Karlstejn- Nova Zivohost:
Leaving the castle, we decided to cover more ground and connect with A11 / Vienna-Prague Greenway. We needed to head south and east. There isn’t an easy route or a direct cycle route marked on our maps. The twisting roads and the closely placed elevation lines told us some steep climbing was in our future.
This is when I feel in love with the ShoCart Map.
Heading East from Karlstejn, Highway 116 crosses over the steepest terrain of the day. From there, we followed the ‘pink’ routes on the ShoCart cycle map to Cycle route 301 and leading to the Vienna-Prague Greenway ( route 11). These are not always marked on the road, but they are lower traffic rural roads that can be cycled safely. Village after tiny and quiet village scattered around sweeping farmlands. Some in the valleys. Some on the ridges. By August, many of the fields have been harvested, leaving behind a golden row of stubble, like the bristles of an old horse-hair brush.
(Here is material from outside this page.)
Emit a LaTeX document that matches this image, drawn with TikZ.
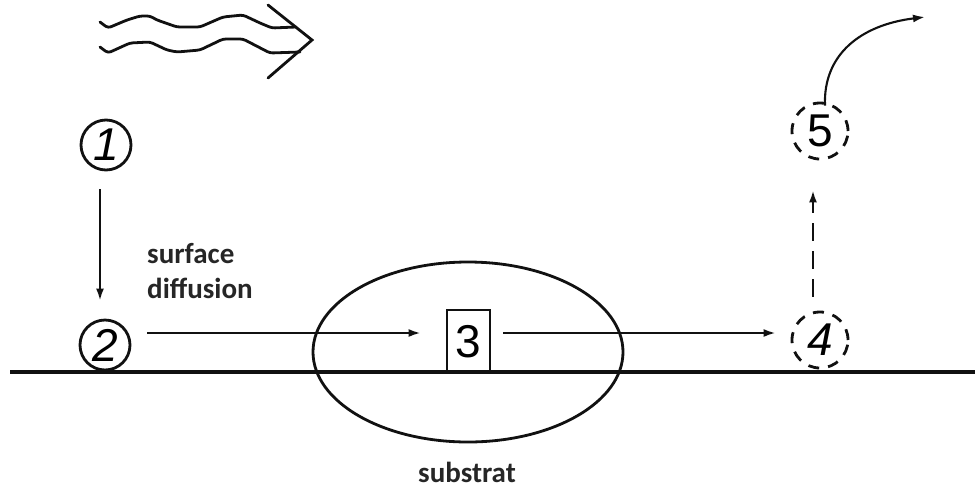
\documentclass[tikz,border=0pt]{standalone}
\usepackage{fontspec}
\usetikzlibrary{arrows.meta,shapes.geometric}
\newfontfamily\labelfont{Carlito}
\newfontfamily\digitfont{Liberation Sans}
\definecolor{ink}{HTML}{111111}
\definecolor{labelink}{HTML}{262626}
\tikzset{
  stage/.style={circle, draw=ink, line width=2.8pt, inner sep=0pt,
    minimum size=50pt, font=\digitfont\fontsize{46}{46}\selectfont},
  ghost/.style={stage, minimum size=56pt, dash pattern=on 11pt off 9pt},
  site/.style={rectangle, draw=ink, line width=2.8pt, inner sep=0pt,
    minimum width=43pt, minimum height=63pt,
    font=\digitfont\fontsize{46}{46}\selectfont},
  flow/.style={draw=ink, line width=2.1pt, -{Latex[length=12pt,width=8pt]}},
  caption/.style={text=labelink, inner sep=0pt,
    font=\labelfont\bfseries\fontsize{29}{35}\selectfont},
}
\begin{document}
\begin{tikzpicture}[x=1pt, y=-1pt]
  \useasboundingbox (0,0) rectangle (975,488);
  \fill[white] (0,0) rectangle (975,488);

  % incoming flux (wavy double arrow)
  \begin{scope}[draw=ink, line width=2.8pt, rounded corners=3pt, line cap=round, line join=round]
    \draw (100,22) -- (108,28) -- (127,20) -- (140,16) -- (150,16) -- (157,20)
          -- (177,27) -- (200,27) -- (223,17) -- (243,15) -- (260,23) -- (272,28) -- (296,27);
    \draw (100,47) -- (108,53) -- (130,43) -- (150,42) -- (167,50) -- (177,52)
          -- (200,50) -- (223,39) -- (243,39) -- (270,53) -- (300,52);
  \end{scope}
  \draw[ink, line width=2.8pt, line cap=round, line join=miter] (268,5) -- (312,40) -- (268,78);

  % substrate surface
  \coordinate (surfL) at (10,372);
  \coordinate (surfR) at (975,372);
  \draw[ink, line width=3.6pt] (surfL) -- (surfR);

  % substrate region
  \node[ellipse, draw=ink, line width=2.8pt, inner sep=0pt,
        minimum width=310pt, minimum height=180pt] (sub) at (468,352) {};
  \node[caption, anchor=base] (subtxt) at (467,482) {substrat};

  % adsorbed species stages
  \node[stage] (n1) at (106,145) {\itshape 1};
  \node[stage] (n2) at (105,345) {\itshape 2};
  \node[site]  (n3) at (468.5,341.5) {3};
  \node[ghost] (n4) at (820,340) {\itshape 4};
  \node[ghost] (n5) at (820,131) {5};

  \node[caption, anchor=base west, align=left] (diff) at (147,298) {surface\\diffusion};

  % transitions
  \draw[flow] ([shift={(-6,18)}]n1.south) -- ([shift={(-5,-18)}]n2.north);
  \draw[flow] ([shift={(16,-12)}]n2.east) -- ([shift={(-25,-8.5)}]n3.west);
  \draw[flow] ([shift={(12,-8.5)}]n3.east) -- ([shift={(-15,-7)}]n4.west);
  \draw[flow, dash pattern=on 18pt off 10pt] ([shift={(-7,-14)}]n4.north) -- ([shift={(-7,30)}]n5.south);
  \coordinate (away) at (925,17);
  \draw[flow] ([shift={(5,4)}]n5.north) .. controls (823,55) and (860,25) .. (away);
\end{tikzpicture}
\end{document}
After about 25k of ups and downs and one long descent down to the Vlatva River we rolled into Stare Zivohost. It was marked with several auto camping spots and the tent camping was just on the other side of the river in Nova Zivohost . Would we have to swim? Fortunately not. Catching the last ferry of the day put us at the other side about 10 minutes later, ready to set camp. No sooner were the tent stakes in the ground than the rain started to fall and the thunder began to rumble. A hasty dinner of bread, cheese and surowka (coleslaw for the uninitiated) and day one was in the bag.